**Exercise aim:** Copy the data below exactly.

## Begin Recorded information

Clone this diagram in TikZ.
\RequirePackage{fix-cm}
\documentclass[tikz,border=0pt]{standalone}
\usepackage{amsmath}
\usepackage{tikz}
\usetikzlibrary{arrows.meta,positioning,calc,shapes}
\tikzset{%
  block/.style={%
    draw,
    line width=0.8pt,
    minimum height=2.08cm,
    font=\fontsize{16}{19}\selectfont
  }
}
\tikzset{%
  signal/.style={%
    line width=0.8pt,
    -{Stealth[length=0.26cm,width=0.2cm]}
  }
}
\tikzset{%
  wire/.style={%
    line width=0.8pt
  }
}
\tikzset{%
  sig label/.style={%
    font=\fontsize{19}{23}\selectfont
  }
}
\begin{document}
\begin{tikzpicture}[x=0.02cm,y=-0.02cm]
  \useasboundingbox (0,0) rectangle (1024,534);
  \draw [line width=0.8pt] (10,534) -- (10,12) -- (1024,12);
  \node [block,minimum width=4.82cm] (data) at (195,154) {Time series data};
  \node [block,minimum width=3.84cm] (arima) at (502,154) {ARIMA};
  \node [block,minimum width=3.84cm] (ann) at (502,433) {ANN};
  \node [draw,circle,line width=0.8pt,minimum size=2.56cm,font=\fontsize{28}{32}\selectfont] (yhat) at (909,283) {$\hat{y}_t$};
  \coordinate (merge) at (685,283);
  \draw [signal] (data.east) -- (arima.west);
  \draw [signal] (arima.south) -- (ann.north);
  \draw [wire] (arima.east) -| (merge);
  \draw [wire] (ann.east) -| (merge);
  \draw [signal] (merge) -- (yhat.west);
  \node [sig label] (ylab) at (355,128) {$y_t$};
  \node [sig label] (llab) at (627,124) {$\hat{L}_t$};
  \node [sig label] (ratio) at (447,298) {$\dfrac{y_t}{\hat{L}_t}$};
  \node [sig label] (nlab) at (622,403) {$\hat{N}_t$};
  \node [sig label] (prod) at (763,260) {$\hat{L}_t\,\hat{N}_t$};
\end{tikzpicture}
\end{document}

## End Recorded information

**Full output:**
Clone this diagram in TikZ.
\RequirePackage{fix-cm}
\documentclass[tikz,border=0pt]{standalone}
\usepackage{amsmath}
\usepackage{tikz}
\usetikzlibrary{arrows.meta,positioning,calc,shapes}
\tikzset{%
  block/.style={%
    draw,
    line width=0.8pt,
    minimum height=2.08cm,
    font=\fontsize{16}{19}\selectfont
  }
}
\tikzset{%
  signal/.style={%
    line width=0.8pt,
    -{Stealth[length=0.26cm,width=0.2cm]}
  }
}
\tikzset{%
  wire/.style={%
    line width=0.8pt
  }
}
\tikzset{%
  sig label/.style={%
    font=\fontsize{19}{23}\selectfont
  }
}
\begin{document}
\begin{tikzpicture}[x=0.02cm,y=-0.02cm]
  \useasboundingbox (0,0) rectangle (1024,534);
  \draw [line width=0.8pt] (10,534) -- (10,12) -- (1024,12);
  \node [block,minimum width=4.82cm] (data) at (195,154) {Time series data};
  \node [block,minimum width=3.84cm] (arima) at (502,154) {ARIMA};
  \node [block,minimum width=3.84cm] (ann) at (502,433) {ANN};
  \node [draw,circle,line width=0.8pt,minimum size=2.56cm,font=\fontsize{28}{32}\selectfont] (yhat) at (909,283) {$\hat{y}_t$};
  \coordinate (merge) at (685,283);
  \draw [signal] (data.east) -- (arima.west);
  \draw [signal] (arima.south) -- (ann.north);
  \draw [wire] (arima.east) -| (merge);
  \draw [wire] (ann.east) -| (merge);
  \draw [signal] (merge) -- (yhat.west);
  \node [sig label] (ylab) at (355,128) {$y_t$};
  \node [sig label] (llab) at (627,124) {$\hat{L}_t$};
  \node [sig label] (ratio) at (447,298) {$\dfrac{y_t}{\hat{L}_t}$};
  \node [sig label] (nlab) at (622,403) {$\hat{N}_t$};
  \node [sig label] (prod) at (763,260) {$\hat{L}_t\,\hat{N}_t$};
\end{tikzpicture}
\end{document}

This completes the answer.